Jean Sibelius Monument, Photo credit Catherine Houska, TMR Consulting

One of Helsinki’s most important landmarks, the Jean Sibelius monument designed by Finnish artist Eila Hiltunen, honors the composer and violinist. Unveiled in 1967, its 600 hand-textured silvery tubes of various diameters reflect the changing seasons and resonate with the wind, echoing bird song. Since this is a coastal city, Type 316 stainless steel was selected and it has performed beautifully. The tubes are up to 8.5 m [28 ft.] in length and the sculpture weighs 24 tonnes. A smaller version of the sculpture can be found at the United Nations Educational, Scientific and Cultural Organization (UNESCO) headquarters in Paris.

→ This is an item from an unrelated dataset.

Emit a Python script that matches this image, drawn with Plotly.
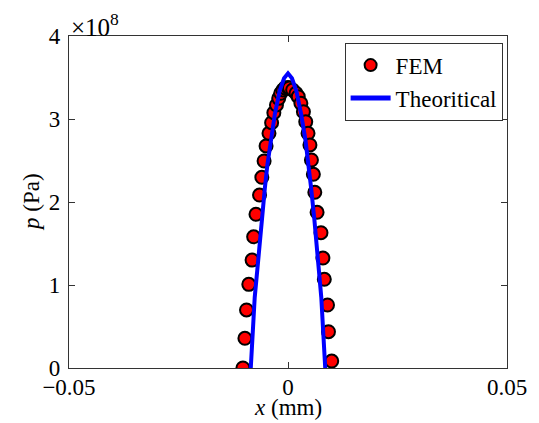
import plotly.graph_objects as go

# FEM contact pressure (x in mm, p in units of 1e8 Pa)
fem_x = [-0.01029, -0.00984, -0.00947, -0.00895, -0.00820, -0.00784, -0.00731, -0.00650,
         -0.00597, -0.00546, -0.00501, -0.00434, -0.00374, -0.00323, -0.00263, -0.00212,
         -0.00167, -0.00116, -0.00067, 0.0,
         0.00033, 0.00107, 0.00183, 0.00234, 0.00294, 0.00352, 0.00405, 0.00457, 0.00501,
         0.00535, 0.00579, 0.00612, 0.00664, 0.00753, 0.00797, 0.00829, 0.00902, 0.00924, 0.00998]
fem_p = [0.0, 0.358, 0.699, 1.008, 1.300, 1.581, 1.852, 2.084,
         2.298, 2.494, 2.675, 2.828, 2.955, 3.076, 3.169, 3.249,
         3.310, 3.350, 3.375, 3.38,
         3.375, 3.350, 3.310, 3.269, 3.189, 3.088, 2.967, 2.828, 2.687,
         2.506, 2.334, 2.117, 1.876, 1.630, 1.325, 1.069, 0.759, 0.437, 0.084]

# Theoretical pressure
theo_x = [-0.0085, -0.0076, -0.0068, -0.0060, -0.0053, -0.0047, -0.0040, -0.0030, -0.0019, -0.0009, 0.0,
          0.0009, 0.0019, 0.0030, 0.0040, 0.0047, 0.0053, 0.0060, 0.0068, 0.0076, 0.0085]
theo_p = [0.0, 0.85, 1.30, 1.80, 2.16, 2.45, 2.74, 3.06, 3.34, 3.49, 3.55,
          3.49, 3.34, 3.06, 2.74, 2.45, 2.16, 1.80, 1.30, 0.85, 0.0]

x_ticks = [-0.05, 0, 0.05]
x_tick_labels = ["\u22120.05", "0", "0.05"]
y_ticks = [0, 1, 2, 3, 4]
y_tick_labels = ["0", "1", "2", "3", "4"]

FONT = "Liberation Serif, Times New Roman, serif"
FS = 23

fig = go.Figure()
fig.add_trace(go.Scatter(
    x=fem_x, y=fem_p, mode="markers", name="FEM",
    marker=dict(size=13, color="#ff0000", line=dict(color="black", width=2)),
))
fig.add_trace(go.Scatter(
    x=theo_x, y=theo_p, mode="lines", name="Theoritical",
    line=dict(color="#0000ff", width=4),
))

axis_common = dict(
    showline=True, linecolor="#333333", linewidth=1.2, mirror="allticks",
    ticks="inside", ticklen=6, tickcolor="#333333", showgrid=False, zeroline=False,
    tickfont=dict(family=FONT, size=FS, color="black"),
)
fig.update_xaxes(range=[-0.05, 0.05], tickvals=x_ticks, ticktext=x_tick_labels,
                 ticklabelstandoff=-2,
                 **axis_common)
fig.update_yaxes(range=[0, 4], tickvals=y_ticks, ticktext=y_tick_labels,
                 ticklabelstandoff=3,
                 **axis_common)

# axis titles as annotations for exact placement
fig.add_annotation(text="<i>x</i> (mm)", xref="paper", yref="paper", x=0.5, y=-0.12,
                   xanchor="center", yanchor="middle", showarrow=False,
                   font=dict(family=FONT, size=FS, color="black"))
fig.add_annotation(text="<i>p</i> (Pa)", xref="paper", yref="paper", x=-0.087, y=0.5,
                   xanchor="center", yanchor="middle", showarrow=False, textangle=-90,
                   font=dict(family=FONT, size=FS, color="black"))

fig.add_annotation(text="\u00d710<sup>8</sup>", xref="paper", yref="paper", x=0.0, y=1.0,
                   xanchor="left", yanchor="bottom", showarrow=False, yshift=-7,
                   font=dict(family=FONT, size=25, color="black"))

# page body has an 8px margin, so the figure is sized to fit the 539x423 window
fig.update_layout(
    width=531, height=415,
    margin=dict(l=61, r=21, t=28, b=55),
    paper_bgcolor="white", plot_bgcolor="white",
    font=dict(family=FONT, size=FS, color="black"),
    legend=dict(x=0.99, y=0.98, xanchor="right", yanchor="top",
                bgcolor="white", bordercolor="#333333", borderwidth=1,
                font=dict(family=FONT, size=FS, color="black"),
                tracegroupgap=0, itemsizing="constant", itemwidth=40),
    showlegend=True,
)

fig.write_html("out.html")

As coloring methods for stainless steel became available, they were initially used for elaborate murals in Japan. However, in 1992, Frank Gehry realized the potential for large sculptures. He created a gold electrochemically colored Type 316 stainless steel fish sculpture (56 m [184 ft.]) long and 35 m [115 ft.] wide) for Barcelona that seems to want to jump into the blue waters of the Mediterranean.

Photo Credit Nicole Kinsman

Stainless steel’s history of exceptional long-term performance and low maintenance has made it a preferred material for sculptures. Some recent examples include:

  • Dublin’s Monument of Light (2003, coastal location) – a 121.2 m [398-ft.] Type 316L stainless steel spire;
  • Chicago’s bean-shaped Type 316L Cloud Gate (2004, deicing salt)
  • London’s 52 cast Type 316 pillars for the 7 July 2005 Bombings Memorial (2009)
  • Washington’s U.S. Air Force Memorial (2006, deicing salt) with three curving Type 316L spires up to 82 m [270 ft.] in height;
  • Mongolia’s stainless steel-wrapped 40-m [131-ft.] tall sculpture of Genghis Khan on horseback (2008);
  • Brisbane, Australia’s 23 m [75.5-ft.] Venus Rising sculpture (2012, coastal), both Type 316 and 2205 duplex stainless steel, and
  • Scotland’s Kelpies sculpture (2013, coastal), Type 316L, 30 m high horse heads

These and other more recent stainless steel designs capture the world’s imagination and will be appreciated for generations because of appropriate stainless steel selection.

Stainless steel has also played an important role in the restoration of famous sculptures and monuments in functions ranging from hidden stone anchors and structural sections to more visible applications. The most famous examples are probably New York City’s Statue of Liberty and, in Brussels, the replacement of the Atomium’s deteriorating aluminum panels with Type 316 stainless steel.